I see there’s a possibility to use the function that does not add the z component. There’s still a possibility to turn the vector type into an opaque type which I think would be a good alternative, to prevent that sort of thing.

I think having records require only minimum structure would be practical, but it’s a good example that mentioned.

1 Like

True I know that it’s entirely possible. But my suggestion was to reduce the syntactical noise and type variable, to make records a bit more flexible and keep using the convenience of type aliases.

I see return types is a bit different, thanks for bringing that up. I wouldn’t really see it as “any record the caller function wants” but more like “a record that contains (at least) the following properties”. The “at least” part is kind of redundant since you as a caller can of course only access properties that you know about. So my proposal doesn’t really help with return types but the way I see it, it doesn’t hurt them either.

You might not want to interpret a return of { a | name : String, age : Int } as “any record the caller of the function wants” but that is precisely what this return type currently means (well, the record the caller wants needs to have the name and age fields). Look in this Ellie, for example: https://ellie-app.com/9xSPvpGrz6ja1. You will notice that this compiles, even though we call createUser to recreate our model of type Model and Model has an extra field that the return type of createUser does not specify. This shows that the caller can choose what a stands for (here: the record type { extraField : String }) (Of course, it is impossible to actually write such a function createUser honestly, hence I had to use Debug.todo in the implementation.)

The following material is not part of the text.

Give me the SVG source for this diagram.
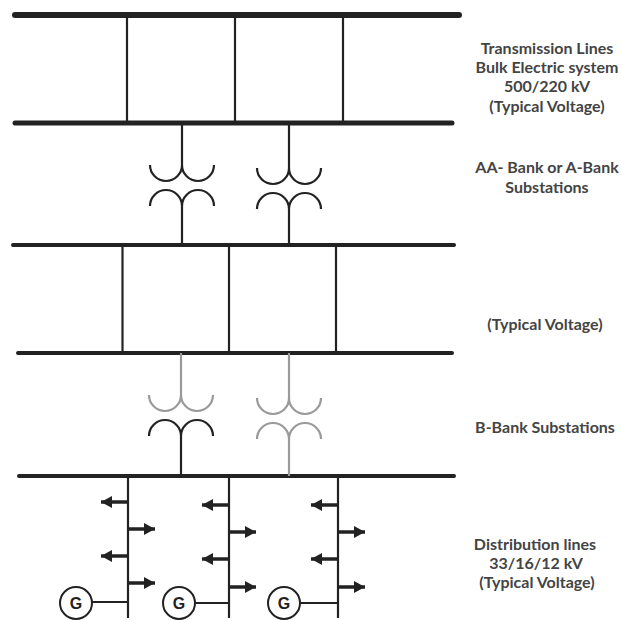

The Ellie also contains the second function increaseAge which shows why we want it to work like this. We don’t want increaseAge to simply drop the additional fields, so its return type a has to be the same as the argument type a and the argument type is something the caller chooses. So it is a good thing that the function type can specify that a does not change and if we want the types to work consistently, we also have to be able to choose a if the record type occurs only as a return type.